***** DATASET CONTENT *****
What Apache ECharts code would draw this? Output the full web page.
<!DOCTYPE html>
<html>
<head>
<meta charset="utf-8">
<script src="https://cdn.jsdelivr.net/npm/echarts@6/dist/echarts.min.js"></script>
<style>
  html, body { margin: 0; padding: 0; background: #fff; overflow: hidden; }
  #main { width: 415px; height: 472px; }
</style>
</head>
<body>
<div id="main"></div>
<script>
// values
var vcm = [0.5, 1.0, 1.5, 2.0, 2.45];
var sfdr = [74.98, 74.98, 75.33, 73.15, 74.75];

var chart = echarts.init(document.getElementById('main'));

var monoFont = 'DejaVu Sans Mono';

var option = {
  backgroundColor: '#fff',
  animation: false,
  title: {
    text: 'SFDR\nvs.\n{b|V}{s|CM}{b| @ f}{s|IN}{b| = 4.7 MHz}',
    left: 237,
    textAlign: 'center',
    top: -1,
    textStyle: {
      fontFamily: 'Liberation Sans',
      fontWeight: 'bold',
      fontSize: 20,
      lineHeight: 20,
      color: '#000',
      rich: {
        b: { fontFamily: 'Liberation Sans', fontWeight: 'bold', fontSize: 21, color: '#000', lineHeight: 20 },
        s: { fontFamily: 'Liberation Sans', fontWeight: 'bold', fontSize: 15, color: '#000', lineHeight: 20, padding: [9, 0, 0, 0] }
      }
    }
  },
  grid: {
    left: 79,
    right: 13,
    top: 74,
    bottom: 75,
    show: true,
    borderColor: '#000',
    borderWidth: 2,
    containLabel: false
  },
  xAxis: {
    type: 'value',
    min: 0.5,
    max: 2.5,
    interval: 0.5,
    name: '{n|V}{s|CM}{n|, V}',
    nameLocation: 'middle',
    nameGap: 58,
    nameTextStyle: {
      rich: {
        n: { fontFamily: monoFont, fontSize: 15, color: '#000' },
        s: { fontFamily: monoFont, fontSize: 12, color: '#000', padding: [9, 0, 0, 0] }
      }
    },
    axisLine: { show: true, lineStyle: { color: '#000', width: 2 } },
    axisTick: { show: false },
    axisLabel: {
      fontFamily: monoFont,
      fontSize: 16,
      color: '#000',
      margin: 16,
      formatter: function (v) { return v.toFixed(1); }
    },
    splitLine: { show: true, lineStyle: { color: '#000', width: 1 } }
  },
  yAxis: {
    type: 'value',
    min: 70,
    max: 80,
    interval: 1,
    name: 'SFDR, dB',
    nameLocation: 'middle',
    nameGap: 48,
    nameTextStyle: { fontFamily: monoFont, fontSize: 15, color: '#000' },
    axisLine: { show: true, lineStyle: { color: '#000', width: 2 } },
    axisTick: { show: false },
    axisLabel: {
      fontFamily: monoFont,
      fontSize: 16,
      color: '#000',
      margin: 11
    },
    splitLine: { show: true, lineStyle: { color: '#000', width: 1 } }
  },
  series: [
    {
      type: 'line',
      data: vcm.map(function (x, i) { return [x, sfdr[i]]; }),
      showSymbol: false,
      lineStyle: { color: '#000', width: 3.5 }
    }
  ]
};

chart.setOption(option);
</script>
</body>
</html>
*****
-- WHAT TO WORK ON --
Begin with the first line of the listing and copy exactly through the line that contains "var monoFont = 'DejaVu Sans Mono';", please, keeping both ends and leaving out everything after.

-- RESPONSE BELOW --
What Apache ECharts code would draw this? Output the full web page.
<!DOCTYPE html>
<html>
<head>
<meta charset="utf-8">
<script src="https://cdn.jsdelivr.net/npm/echarts@6/dist/echarts.min.js"></script>
<style>
  html, body { margin: 0; padding: 0; background: #fff; overflow: hidden; }
  #main { width: 415px; height: 472px; }
</style>
</head>
<body>
<div id="main"></div>
<script>
// values
var vcm = [0.5, 1.0, 1.5, 2.0, 2.45];
var sfdr = [74.98, 74.98, 75.33, 73.15, 74.75];

var chart = echarts.init(document.getElementById('main'));

var monoFont = 'DejaVu Sans Mono';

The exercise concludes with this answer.